Dos chicas se acercan a nosotros y nos preguntan si podemos facturar por ellas una pequeña mochila negra. Con cara apesadumbrada les decimos que no. No parece mala gente, pero una mochila, de un par de desconocidas, tal y como está el tema, en fin la razón tiene motivos que el corazón no entiende. Creo que lo entienden aunque insten por última vez,
—No, sorry —dice Marisol en tono serio y el tema queda zanjado.
Camino de la puerta B44 pasamos el control de policía y después el de pasaportes. En este último tienen un sistema de reconocimiento de iris por el cual nos empeñamos en pasar. Finalmente un guardia nos informa, acompañando la información con un bonito folleto, que el sistema es exclusivamente para usuarios registrados. Podíamos haber estado pasando nuestro pasaporte por el lector hasta desgastarlo esperando que el maldito torno se abriera.
Esperamos pacientemente en la sala de embarque a que entren personas mayores y pasajeros con niños. El avión deja Frankfurt a las cero horas (hora de Madrid).

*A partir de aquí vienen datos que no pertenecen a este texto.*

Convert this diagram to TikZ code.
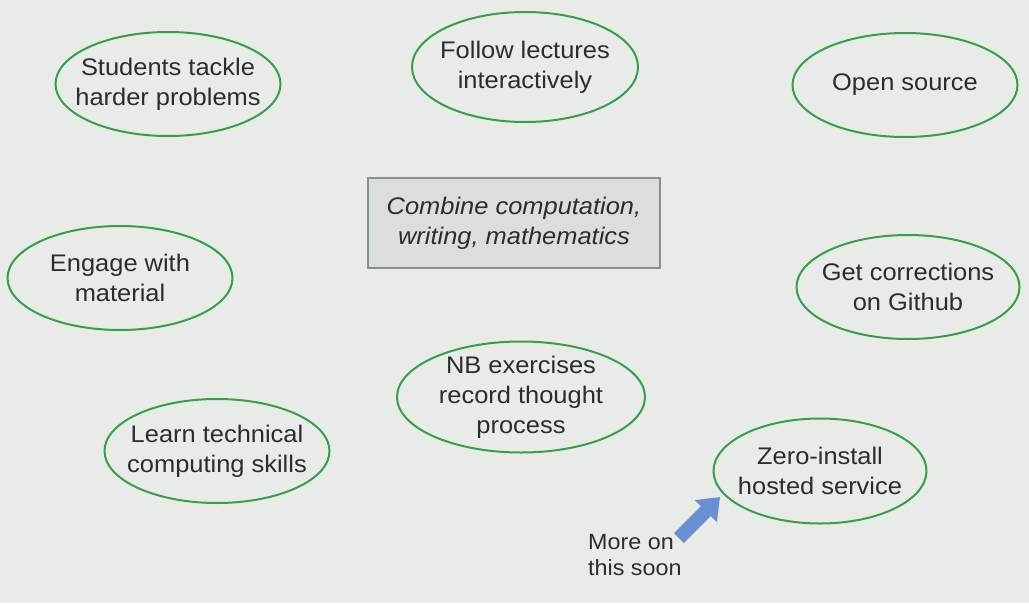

Llevamos cinco horas y media desde que dejamos Frankfurt. Mientras, Marisol se empeña en quitarse dos manchas de yogourth de su camiseta. A medida que frota, las manchas crecen y finalmente desiste en su empeño. Con sus dos flamantes nuevas lámparas va al baño para retocarse.
Tengo un poco de confusión con el tema de la hora. Según el GPS del avión en Addis tan solo hay una hora más que en Frankfurt que a su vez tiene la misma hora que Madrid. Me encuentro inmerso en estas reflexiones cuando por las ventanillas comienzan a filtrarse, rompiendo el polvo en suspensión, pequeños rayos azafranados que anuncian el amanecer del día cinco de septiembre, o lo que es lo mismo, nuestro segundo día de viaje. Un tupido manto de nubes que lentamente rasgamos en suave descenso nos separa de nuestro destino, donde llegamos tan solo una hora más tarde.